SQL expression for the ON CONFLICT ... SET clause. Defaults to EXCLUDED.{name} when None.

Construction

ExtraColumn(
    name="path",
    value_expr="%(path)s",
)

ExtraColumn(
    name="searchable_text",
    value_expr="to_tsvector('simple'::regconfig, %(searchable_text)s)",
    update_expr="to_tsvector('simple'::regconfig, EXCLUDED.searchable_text)",
)

The name field is validated against the pattern ^[a-zA-Z_][a-zA-Z0-9_]*$. A ValueError is raised if the name does not match.

Security

value_expr and update_expr are interpolated directly into SQL INSERT statements without escaping. Only register processors from trusted, audited code. A compromised processor can read, modify, or delete any data in the database. Column names are validated against a strict identifier pattern; expressions are not validated because they may legitimately contain SQL function calls.

Lifecycle

The following sequence describes when each method is called during a ZODB write transaction:

  1. Registration (register_state_processor()): get_extra_columns() and get_schema_sql() are called. DDL is applied (or deferred).
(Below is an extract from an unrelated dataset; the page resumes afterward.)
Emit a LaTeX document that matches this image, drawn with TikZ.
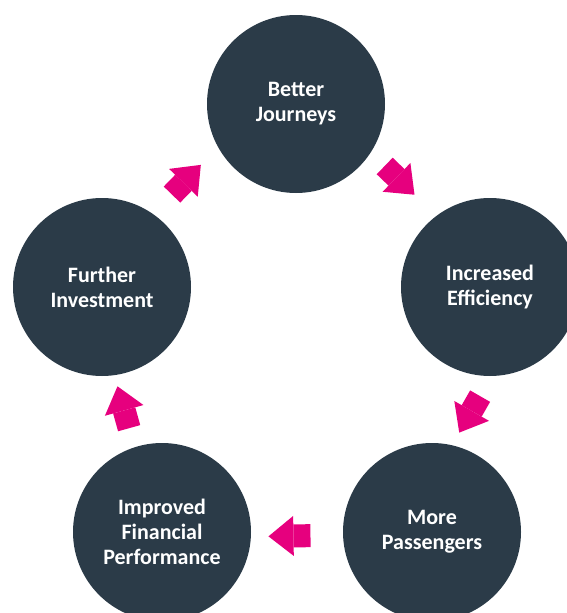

  2. Store (store() / restore()): process(zoid, class_mod, class_name, state) is called for each object after pickle-to-JSON decoding. The returned dict is attached to the object entry.

  3. Vote (tpc_vote()): get_extra_columns() is called to collect column definitions. All objects (with extra column data) are written in a batched executemany() call. After all writes, finalize(cursor) is called on each processor that implements it.

  4. Finish (tpc_finish()): The PostgreSQL transaction is committed. No processor methods are called.

  5. Abort (tpc_abort()): The PostgreSQL transaction is rolled back. No processor methods are called.

DDL application

DDL from get_schema_sql() is applied using a dedicated autocommit connection (not the pool connection). This avoids conflicts with REPEATABLE READ snapshots held by pool connections.

At Zope startup, IDatabaseOpenedWithRoot subscribers fire while a ZODB Connection still holds an ACCESS SHARE lock via its REPEATABLE READ snapshot. ALTER TABLE requires ACCESS EXCLUSIVE, which would deadlock.

The storage handles this by setting lock_timeout = '2s' on the DDL connection. If the lock cannot be acquired, the DDL is stored in a pending queue and applied at the next tpc_begin() (after the read transaction has been committed and the ACCESS SHARE lock released).